→ **TO BE DONE**:
Return each line of the data below verbatim; pictures are to be left out.

## begin

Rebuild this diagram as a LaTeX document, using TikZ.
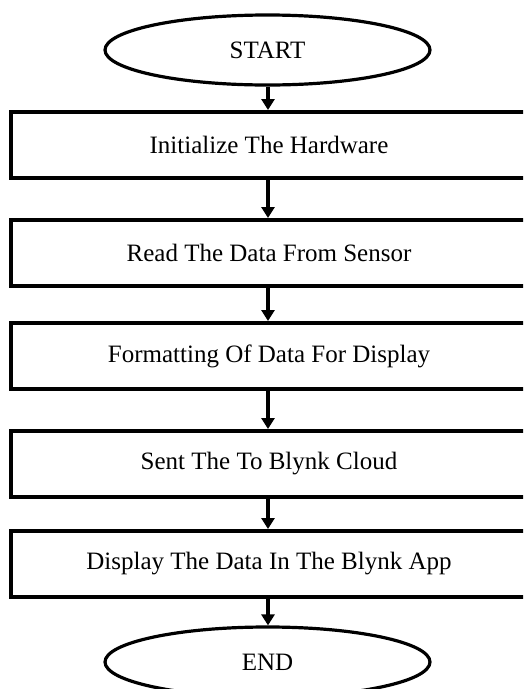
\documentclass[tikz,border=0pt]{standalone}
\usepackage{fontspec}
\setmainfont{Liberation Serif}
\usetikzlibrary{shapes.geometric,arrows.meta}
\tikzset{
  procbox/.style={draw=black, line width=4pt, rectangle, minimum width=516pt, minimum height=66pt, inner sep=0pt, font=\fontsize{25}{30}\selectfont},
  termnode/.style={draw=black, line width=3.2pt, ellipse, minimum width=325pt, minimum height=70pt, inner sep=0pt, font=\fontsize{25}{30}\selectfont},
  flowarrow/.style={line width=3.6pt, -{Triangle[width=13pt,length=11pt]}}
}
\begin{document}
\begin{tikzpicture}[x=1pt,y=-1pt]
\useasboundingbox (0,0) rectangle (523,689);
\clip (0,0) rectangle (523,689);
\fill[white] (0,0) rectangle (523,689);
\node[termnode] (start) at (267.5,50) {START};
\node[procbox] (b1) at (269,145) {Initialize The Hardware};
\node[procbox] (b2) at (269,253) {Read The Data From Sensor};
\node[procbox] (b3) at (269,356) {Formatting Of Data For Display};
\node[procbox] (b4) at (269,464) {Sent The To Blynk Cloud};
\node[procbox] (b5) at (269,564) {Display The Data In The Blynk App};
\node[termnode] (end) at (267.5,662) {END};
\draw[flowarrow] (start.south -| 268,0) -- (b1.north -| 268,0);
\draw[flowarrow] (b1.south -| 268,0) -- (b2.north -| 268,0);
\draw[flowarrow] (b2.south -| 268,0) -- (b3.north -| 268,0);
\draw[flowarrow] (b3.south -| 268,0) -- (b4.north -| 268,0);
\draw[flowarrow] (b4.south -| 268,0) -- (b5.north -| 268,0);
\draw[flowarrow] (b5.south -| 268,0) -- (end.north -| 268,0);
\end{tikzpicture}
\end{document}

## end

→ **RESULT OF THIS TASK**:
Rebuild this diagram as a LaTeX document, using TikZ.
\documentclass[tikz,border=0pt]{standalone}
\usepackage{fontspec}
\setmainfont{Liberation Serif}
\usetikzlibrary{shapes.geometric,arrows.meta}
\tikzset{
  procbox/.style={draw=black, line width=4pt, rectangle, minimum width=516pt, minimum height=66pt, inner sep=0pt, font=\fontsize{25}{30}\selectfont},
  termnode/.style={draw=black, line width=3.2pt, ellipse, minimum width=325pt, minimum height=70pt, inner sep=0pt, font=\fontsize{25}{30}\selectfont},
  flowarrow/.style={line width=3.6pt, -{Triangle[width=13pt,length=11pt]}}
}
\begin{document}
\begin{tikzpicture}[x=1pt,y=-1pt]
\useasboundingbox (0,0) rectangle (523,689);
\clip (0,0) rectangle (523,689);
\fill[white] (0,0) rectangle (523,689);
\node[termnode] (start) at (267.5,50) {START};
\node[procbox] (b1) at (269,145) {Initialize The Hardware};
\node[procbox] (b2) at (269,253) {Read The Data From Sensor};
\node[procbox] (b3) at (269,356) {Formatting Of Data For Display};
\node[procbox] (b4) at (269,464) {Sent The To Blynk Cloud};
\node[procbox] (b5) at (269,564) {Display The Data In The Blynk App};
\node[termnode] (end) at (267.5,662) {END};
\draw[flowarrow] (start.south -| 268,0) -- (b1.north -| 268,0);
\draw[flowarrow] (b1.south -| 268,0) -- (b2.north -| 268,0);
\draw[flowarrow] (b2.south -| 268,0) -- (b3.north -| 268,0);
\draw[flowarrow] (b3.south -| 268,0) -- (b4.north -| 268,0);
\draw[flowarrow] (b4.south -| 268,0) -- (b5.north -| 268,0);
\draw[flowarrow] (b5.south -| 268,0) -- (end.north -| 268,0);
\end{tikzpicture}
\end{document}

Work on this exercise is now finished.